**YOUR GOAL**:
Output each line exactly as it appears, skipping any embedded picture.

**DATASET SECTION**:
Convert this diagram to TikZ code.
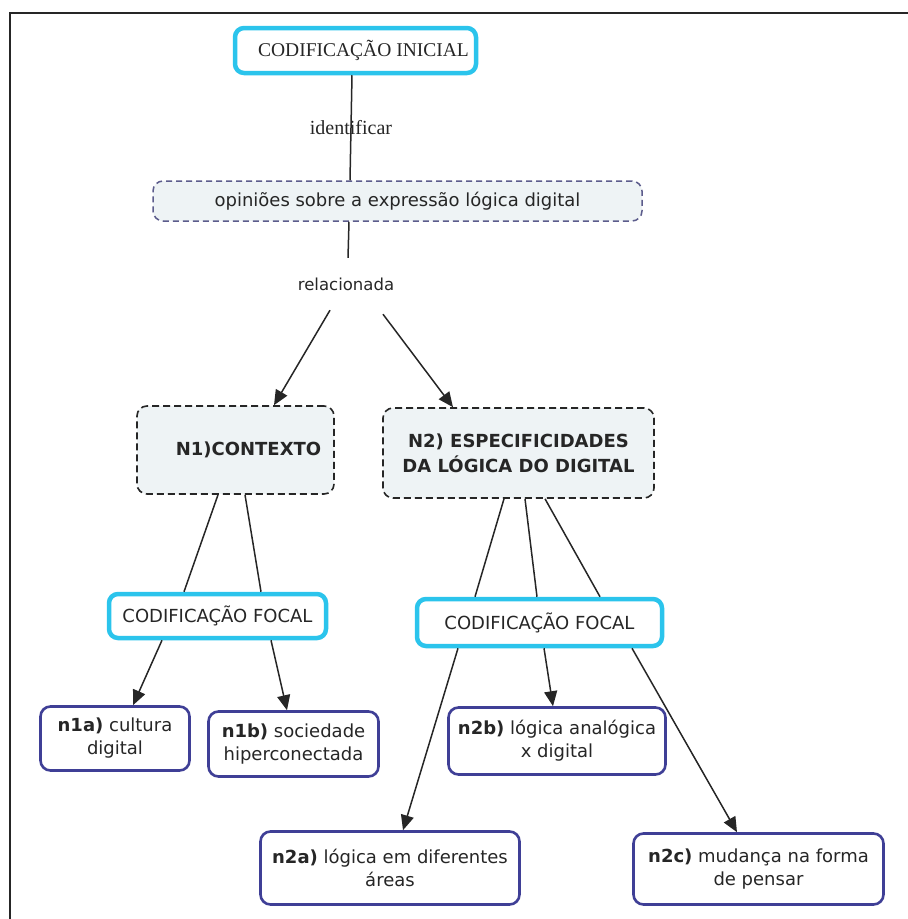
\documentclass[tikz,border=0pt]{standalone}
\usepackage{fontspec}
\setmainfont{Liberation Serif}
\newfontfamily\vsans{DejaVu Sans}
\usetikzlibrary{arrows.meta}
\definecolor{cyanline}{HTML}{2BC4EC}
\definecolor{indigoline}{HTML}{3F3F96}
\definecolor{dashblue}{HTML}{5C5C8C}
\definecolor{paleblue}{HTML}{EEF3F5}
\definecolor{ink}{HTML}{262626}

\begin{document}
\begin{tikzpicture}[x=1pt,y=-1pt,
  every node/.style={text=ink, align=center, inner sep=0pt},
  codbox/.style={draw=cyanline, line width=4.5pt, rounded corners=9pt, fill=white},
  leafbox/.style={draw=indigoline, line width=2.6pt, rounded corners=10pt, fill=white,
    font=\vsans\fontsize{18}{23}\selectfont},
  levelbox/.style={draw=ink, dash pattern=on 7pt off 4pt, line width=1.6pt,
    rounded corners=10pt, fill=paleblue, font=\vsans\bfseries\fontsize{18}{25}\selectfont},
  link/.style={draw=ink, line width=1.5pt},
  arrowlink/.style={link, -{Triangle[length=15pt,width=13pt]}},
]
\useasboundingbox (0,0) rectangle (908,919);

% page frame (top and left edges)
\draw[ink, line width=2pt] (10,919) -- (10,12.5) -- (908,12.5);

% top of the map
\node[codbox, minimum width=241pt, minimum height=45pt, font=\fontsize{19.5}{23}\selectfont]
  (init) at (355.5,50.5) {\hspace*{16pt}CODIFICAÇÃO INICIAL};
\node[draw=dashblue, dash pattern=on 6pt off 4pt, line width=1.5pt, rounded corners=10pt,
  fill=paleblue, minimum width=489pt, minimum height=40pt, font=\vsans\fontsize{18}{22}\selectfont]
  (opin) at (397.5,201) {opiniões sobre a expressão lógica digital};
\node[font=\vsans\fontsize{16.5}{20}\selectfont, minimum height=52pt] (rel) at (346,284) {relacionada};

% level nodes
\node[levelbox, minimum width=197pt, minimum height=88pt] (n1) at (235.5,450)
  {\hspace*{26pt}N1)CONTEXTO};
\node[levelbox, minimum width=271pt, minimum height=90pt] (n2) at (518.5,453)
  {N2) ESPECIFICIDADES\\DA LÓGICA DO DIGITAL};

% focal coding nodes
\node[codbox, minimum width=217pt, minimum height=44pt, font=\vsans\fontsize{18}{22}\selectfont]
  (f1) at (217.5,616) {CODIFICAÇÃO FOCAL};
\node[codbox, minimum width=245pt, minimum height=47pt, font=\vsans\fontsize{18}{22}\selectfont]
  (f2) at (539.5,622.5) {CODIFICAÇÃO FOCAL};

% leaf categories
\node[leafbox, minimum width=149pt, minimum height=64pt] (n1a) at (115,738.5)
  {\textbf{n1a)} cultura\\digital};
\node[leafbox, minimum width=170pt, minimum height=65pt] (n1b) at (293.5,744)
  {\textbf{n1b)} sociedade\\hiperconectada};
\node[leafbox, minimum width=217pt, minimum height=67pt] (n2b) at (557,741)
  {\textbf{n2b)} lógica analógica\\x digital};
\node[leafbox, minimum width=259pt, minimum height=73pt] (n2a) at (390,868)
  {\textbf{n2a)} lógica em diferentes\\áreas};
\node[leafbox, minimum width=250pt, minimum height=71pt] (n2c) at (758.5,869)
  {\textbf{n2c)} mudança na forma\\de pensar};

% connectors
\draw[link] ([xshift=-3.5pt]init.south) --
  node[font=\fontsize{20}{24}\selectfont] {identificar} ([xshift=-47.5pt]opin.north);
\draw[link] ([xshift=-48.5pt]opin.south) -- ([xshift=2pt]rel.north);
\draw[arrowlink] ([xshift=-16pt]rel.south) -- ([xshift=38.5pt]n1.north);
\draw[arrowlink] ([xshift=37pt,yshift=-4pt]rel.south) -- ([xshift=-65.5pt]n2.north);

\draw[link] ([xshift=-17.5pt]n1.south) -- ([xshift=-33.5pt]f1.north);
\draw[link] ([xshift=9.5pt]n1.south) -- ([xshift=43.5pt]f1.north);
\draw[link] ([xshift=-14.5pt]n2.south) -- ([xshift=-64.5pt]f2.north);
\draw[link] ([xshift=6.5pt]n2.south) -- ([xshift=-2.5pt]f2.north);
\draw[link] ([xshift=26.5pt]n2.south) -- ([xshift=60.5pt]f2.north);

\draw[arrowlink] ([xshift=-55.5pt]f1.south) -- ([xshift=18pt]n1a.north);
\draw[arrowlink] ([xshift=53.5pt]f1.south) -- ([xshift=-6.5pt]n1b.north);
\draw[arrowlink] ([xshift=-81.5pt]f2.south) -- ([xshift=13pt]n2a.north);
\draw[arrowlink] ([xshift=4.5pt]f2.south) -- ([xshift=-4pt]n2b.north);
\draw[arrowlink] ([xshift=92.5pt]f2.south) -- ([xshift=-21.5pt]n2c.north);
\end{tikzpicture}
\end{document}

**COMPLETED TASK**:
Convert this diagram to TikZ code.
\documentclass[tikz,border=0pt]{standalone}
\usepackage{fontspec}
\setmainfont{Liberation Serif}
\newfontfamily\vsans{DejaVu Sans}
\usetikzlibrary{arrows.meta}
\definecolor{cyanline}{HTML}{2BC4EC}
\definecolor{indigoline}{HTML}{3F3F96}
\definecolor{dashblue}{HTML}{5C5C8C}
\definecolor{paleblue}{HTML}{EEF3F5}
\definecolor{ink}{HTML}{262626}

\begin{document}
\begin{tikzpicture}[x=1pt,y=-1pt,
  every node/.style={text=ink, align=center, inner sep=0pt},
  codbox/.style={draw=cyanline, line width=4.5pt, rounded corners=9pt, fill=white},
  leafbox/.style={draw=indigoline, line width=2.6pt, rounded corners=10pt, fill=white,
    font=\vsans\fontsize{18}{23}\selectfont},
  levelbox/.style={draw=ink, dash pattern=on 7pt off 4pt, line width=1.6pt,
    rounded corners=10pt, fill=paleblue, font=\vsans\bfseries\fontsize{18}{25}\selectfont},
  link/.style={draw=ink, line width=1.5pt},
  arrowlink/.style={link, -{Triangle[length=15pt,width=13pt]}},
]
\useasboundingbox (0,0) rectangle (908,919);

% page frame (top and left edges)
\draw[ink, line width=2pt] (10,919) -- (10,12.5) -- (908,12.5);

% top of the map
\node[codbox, minimum width=241pt, minimum height=45pt, font=\fontsize{19.5}{23}\selectfont]
  (init) at (355.5,50.5) {\hspace*{16pt}CODIFICAÇÃO INICIAL};
\node[draw=dashblue, dash pattern=on 6pt off 4pt, line width=1.5pt, rounded corners=10pt,
  fill=paleblue, minimum width=489pt, minimum height=40pt, font=\vsans\fontsize{18}{22}\selectfont]
  (opin) at (397.5,201) {opiniões sobre a expressão lógica digital};
\node[font=\vsans\fontsize{16.5}{20}\selectfont, minimum height=52pt] (rel) at (346,284) {relacionada};

% level nodes
\node[levelbox, minimum width=197pt, minimum height=88pt] (n1) at (235.5,450)
  {\hspace*{26pt}N1)CONTEXTO};
\node[levelbox, minimum width=271pt, minimum height=90pt] (n2) at (518.5,453)
  {N2) ESPECIFICIDADES\\DA LÓGICA DO DIGITAL};

% focal coding nodes
\node[codbox, minimum width=217pt, minimum height=44pt, font=\vsans\fontsize{18}{22}\selectfont]
  (f1) at (217.5,616) {CODIFICAÇÃO FOCAL};
\node[codbox, minimum width=245pt, minimum height=47pt, font=\vsans\fontsize{18}{22}\selectfont]
  (f2) at (539.5,622.5) {CODIFICAÇÃO FOCAL};

% leaf categories
\node[leafbox, minimum width=149pt, minimum height=64pt] (n1a) at (115,738.5)
  {\textbf{n1a)} cultura\\digital};
\node[leafbox, minimum width=170pt, minimum height=65pt] (n1b) at (293.5,744)
  {\textbf{n1b)} sociedade\\hiperconectada};
\node[leafbox, minimum width=217pt, minimum height=67pt] (n2b) at (557,741)
  {\textbf{n2b)} lógica analógica\\x digital};
\node[leafbox, minimum width=259pt, minimum height=73pt] (n2a) at (390,868)
  {\textbf{n2a)} lógica em diferentes\\áreas};
\node[leafbox, minimum width=250pt, minimum height=71pt] (n2c) at (758.5,869)
  {\textbf{n2c)} mudança na forma\\de pensar};

% connectors
\draw[link] ([xshift=-3.5pt]init.south) --
  node[font=\fontsize{20}{24}\selectfont] {identificar} ([xshift=-47.5pt]opin.north);
\draw[link] ([xshift=-48.5pt]opin.south) -- ([xshift=2pt]rel.north);
\draw[arrowlink] ([xshift=-16pt]rel.south) -- ([xshift=38.5pt]n1.north);
\draw[arrowlink] ([xshift=37pt,yshift=-4pt]rel.south) -- ([xshift=-65.5pt]n2.north);

\draw[link] ([xshift=-17.5pt]n1.south) -- ([xshift=-33.5pt]f1.north);
\draw[link] ([xshift=9.5pt]n1.south) -- ([xshift=43.5pt]f1.north);
\draw[link] ([xshift=-14.5pt]n2.south) -- ([xshift=-64.5pt]f2.north);
\draw[link] ([xshift=6.5pt]n2.south) -- ([xshift=-2.5pt]f2.north);
\draw[link] ([xshift=26.5pt]n2.south) -- ([xshift=60.5pt]f2.north);

\draw[arrowlink] ([xshift=-55.5pt]f1.south) -- ([xshift=18pt]n1a.north);
\draw[arrowlink] ([xshift=53.5pt]f1.south) -- ([xshift=-6.5pt]n1b.north);
\draw[arrowlink] ([xshift=-81.5pt]f2.south) -- ([xshift=13pt]n2a.north);
\draw[arrowlink] ([xshift=4.5pt]f2.south) -- ([xshift=-4pt]n2b.north);
\draw[arrowlink] ([xshift=92.5pt]f2.south) -- ([xshift=-21.5pt]n2c.north);
\end{tikzpicture}
\end{document}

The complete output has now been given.